Leave out the pictures and print only the lines from the one with "Write a web" through the one with "var yTicks = [0, 250, 500, 750, 1000, 1250, 1500];", exactly as they are.

**RECORDS PROVIDED**:
....................
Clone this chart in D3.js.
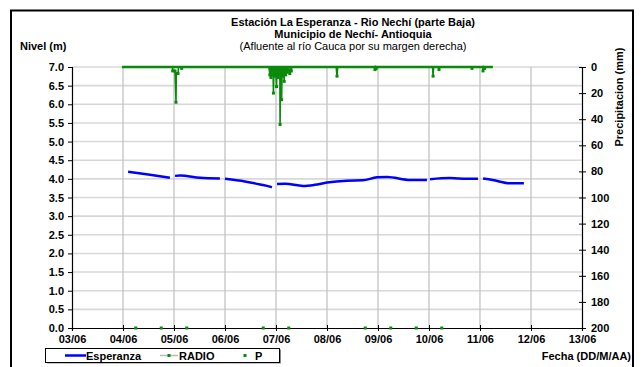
....................
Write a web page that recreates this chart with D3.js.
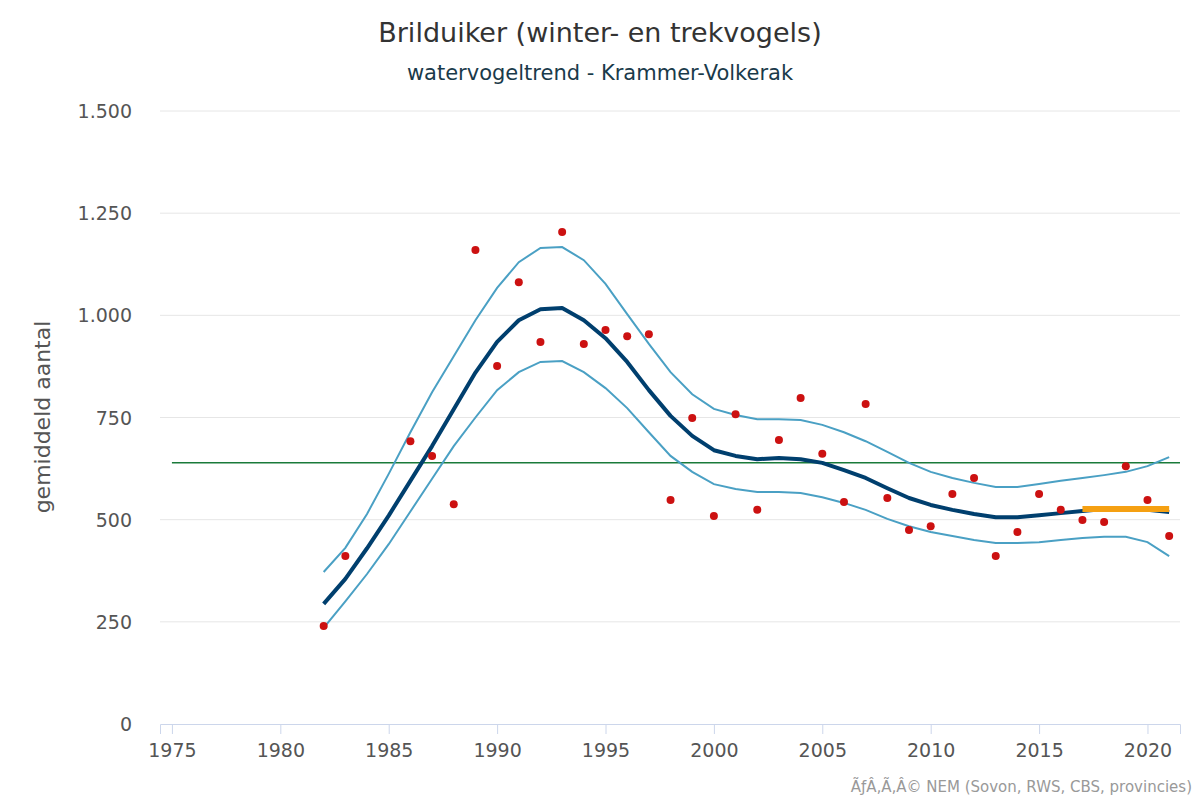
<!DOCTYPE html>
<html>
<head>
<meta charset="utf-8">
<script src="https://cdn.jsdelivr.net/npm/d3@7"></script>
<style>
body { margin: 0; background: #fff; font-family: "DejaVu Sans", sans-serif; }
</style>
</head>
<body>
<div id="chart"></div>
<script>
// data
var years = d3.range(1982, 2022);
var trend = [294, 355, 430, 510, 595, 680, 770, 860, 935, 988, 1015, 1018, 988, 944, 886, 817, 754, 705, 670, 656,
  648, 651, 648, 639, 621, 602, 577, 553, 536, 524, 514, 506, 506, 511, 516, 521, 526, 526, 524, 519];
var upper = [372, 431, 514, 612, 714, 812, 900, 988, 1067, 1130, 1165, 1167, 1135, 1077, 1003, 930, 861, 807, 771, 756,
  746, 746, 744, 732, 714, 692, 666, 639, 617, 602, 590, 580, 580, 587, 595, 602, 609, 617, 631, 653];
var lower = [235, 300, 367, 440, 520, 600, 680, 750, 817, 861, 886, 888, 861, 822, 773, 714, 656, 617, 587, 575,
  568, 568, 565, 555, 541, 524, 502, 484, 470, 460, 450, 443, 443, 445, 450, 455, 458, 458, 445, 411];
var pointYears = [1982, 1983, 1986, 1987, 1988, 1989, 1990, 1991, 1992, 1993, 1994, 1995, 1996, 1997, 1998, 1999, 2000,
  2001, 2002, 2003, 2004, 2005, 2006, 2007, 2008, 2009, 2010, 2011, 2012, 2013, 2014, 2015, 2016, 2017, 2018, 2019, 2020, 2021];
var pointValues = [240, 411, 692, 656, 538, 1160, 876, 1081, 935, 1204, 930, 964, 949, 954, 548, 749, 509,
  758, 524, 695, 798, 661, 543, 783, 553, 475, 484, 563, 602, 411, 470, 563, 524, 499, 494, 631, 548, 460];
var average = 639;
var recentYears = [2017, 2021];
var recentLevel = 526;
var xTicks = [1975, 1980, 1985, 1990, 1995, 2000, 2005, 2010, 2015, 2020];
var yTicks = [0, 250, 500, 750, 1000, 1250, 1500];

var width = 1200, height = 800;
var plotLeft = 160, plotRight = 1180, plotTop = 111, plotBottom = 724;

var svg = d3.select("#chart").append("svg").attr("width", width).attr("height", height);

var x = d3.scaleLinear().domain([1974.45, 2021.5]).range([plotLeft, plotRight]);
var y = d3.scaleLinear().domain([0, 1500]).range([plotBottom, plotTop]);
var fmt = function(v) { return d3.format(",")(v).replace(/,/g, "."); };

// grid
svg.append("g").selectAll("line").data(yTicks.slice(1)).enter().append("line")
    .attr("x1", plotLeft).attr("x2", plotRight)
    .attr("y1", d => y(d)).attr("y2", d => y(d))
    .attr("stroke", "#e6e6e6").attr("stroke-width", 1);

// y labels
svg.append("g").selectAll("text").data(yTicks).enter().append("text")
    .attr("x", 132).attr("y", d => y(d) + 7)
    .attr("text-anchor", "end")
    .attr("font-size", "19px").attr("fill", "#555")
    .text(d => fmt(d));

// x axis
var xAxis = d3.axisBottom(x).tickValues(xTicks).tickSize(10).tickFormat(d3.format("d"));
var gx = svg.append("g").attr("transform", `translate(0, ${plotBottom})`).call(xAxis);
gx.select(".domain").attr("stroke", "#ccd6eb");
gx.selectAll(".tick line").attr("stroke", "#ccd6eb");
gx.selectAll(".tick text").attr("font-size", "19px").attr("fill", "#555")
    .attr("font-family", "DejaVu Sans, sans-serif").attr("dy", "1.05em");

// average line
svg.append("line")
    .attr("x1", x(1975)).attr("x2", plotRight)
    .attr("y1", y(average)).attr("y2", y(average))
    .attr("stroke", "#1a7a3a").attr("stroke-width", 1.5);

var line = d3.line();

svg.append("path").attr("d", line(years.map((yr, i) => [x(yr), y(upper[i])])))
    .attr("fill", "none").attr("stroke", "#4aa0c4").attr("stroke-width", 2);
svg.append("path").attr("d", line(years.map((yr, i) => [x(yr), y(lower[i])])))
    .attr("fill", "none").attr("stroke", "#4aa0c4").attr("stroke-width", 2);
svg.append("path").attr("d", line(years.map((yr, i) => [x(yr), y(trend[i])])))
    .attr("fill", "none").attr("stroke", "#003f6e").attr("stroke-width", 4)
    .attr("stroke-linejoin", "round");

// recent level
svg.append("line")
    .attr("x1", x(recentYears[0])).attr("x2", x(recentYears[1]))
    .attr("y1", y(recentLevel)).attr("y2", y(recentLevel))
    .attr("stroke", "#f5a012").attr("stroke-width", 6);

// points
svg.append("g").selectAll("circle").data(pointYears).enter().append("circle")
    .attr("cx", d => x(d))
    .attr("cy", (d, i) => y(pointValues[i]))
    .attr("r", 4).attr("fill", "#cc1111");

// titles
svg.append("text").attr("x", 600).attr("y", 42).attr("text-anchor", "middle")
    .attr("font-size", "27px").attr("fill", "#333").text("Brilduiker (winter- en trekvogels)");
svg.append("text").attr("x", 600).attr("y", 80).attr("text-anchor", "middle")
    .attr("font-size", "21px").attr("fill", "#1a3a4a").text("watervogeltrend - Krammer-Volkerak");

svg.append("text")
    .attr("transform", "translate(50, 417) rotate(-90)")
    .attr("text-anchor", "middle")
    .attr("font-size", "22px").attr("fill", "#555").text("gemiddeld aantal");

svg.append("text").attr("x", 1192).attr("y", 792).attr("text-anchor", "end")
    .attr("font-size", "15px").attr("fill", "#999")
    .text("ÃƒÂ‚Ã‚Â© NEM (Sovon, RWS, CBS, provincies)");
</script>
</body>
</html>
....................
**CORRECT RESULT**:
Write a web page that recreates this chart with D3.js.
<!DOCTYPE html>
<html>
<head>
<meta charset="utf-8">
<script src="https://cdn.jsdelivr.net/npm/d3@7"></script>
<style>
body { margin: 0; background: #fff; font-family: "DejaVu Sans", sans-serif; }
</style>
</head>
<body>
<div id="chart"></div>
<script>
// data
var years = d3.range(1982, 2022);
var trend = [294, 355, 430, 510, 595, 680, 770, 860, 935, 988, 1015, 1018, 988, 944, 886, 817, 754, 705, 670, 656,
  648, 651, 648, 639, 621, 602, 577, 553, 536, 524, 514, 506, 506, 511, 516, 521, 526, 526, 524, 519];
var upper = [372, 431, 514, 612, 714, 812, 900, 988, 1067, 1130, 1165, 1167, 1135, 1077, 1003, 930, 861, 807, 771, 756,
  746, 746, 744, 732, 714, 692, 666, 639, 617, 602, 590, 580, 580, 587, 595, 602, 609, 617, 631, 653];
var lower = [235, 300, 367, 440, 520, 600, 680, 750, 817, 861, 886, 888, 861, 822, 773, 714, 656, 617, 587, 575,
  568, 568, 565, 555, 541, 524, 502, 484, 470, 460, 450, 443, 443, 445, 450, 455, 458, 458, 445, 411];
var pointYears = [1982, 1983, 1986, 1987, 1988, 1989, 1990, 1991, 1992, 1993, 1994, 1995, 1996, 1997, 1998, 1999, 2000,
  2001, 2002, 2003, 2004, 2005, 2006, 2007, 2008, 2009, 2010, 2011, 2012, 2013, 2014, 2015, 2016, 2017, 2018, 2019, 2020, 2021];
var pointValues = [240, 411, 692, 656, 538, 1160, 876, 1081, 935, 1204, 930, 964, 949, 954, 548, 749, 509,
  758, 524, 695, 798, 661, 543, 783, 553, 475, 484, 563, 602, 411, 470, 563, 524, 499, 494, 631, 548, 460];
var average = 639;
var recentYears = [2017, 2021];
var recentLevel = 526;
var xTicks = [1975, 1980, 1985, 1990, 1995, 2000, 2005, 2010, 2015, 2020];
var yTicks = [0, 250, 500, 750, 1000, 1250, 1500];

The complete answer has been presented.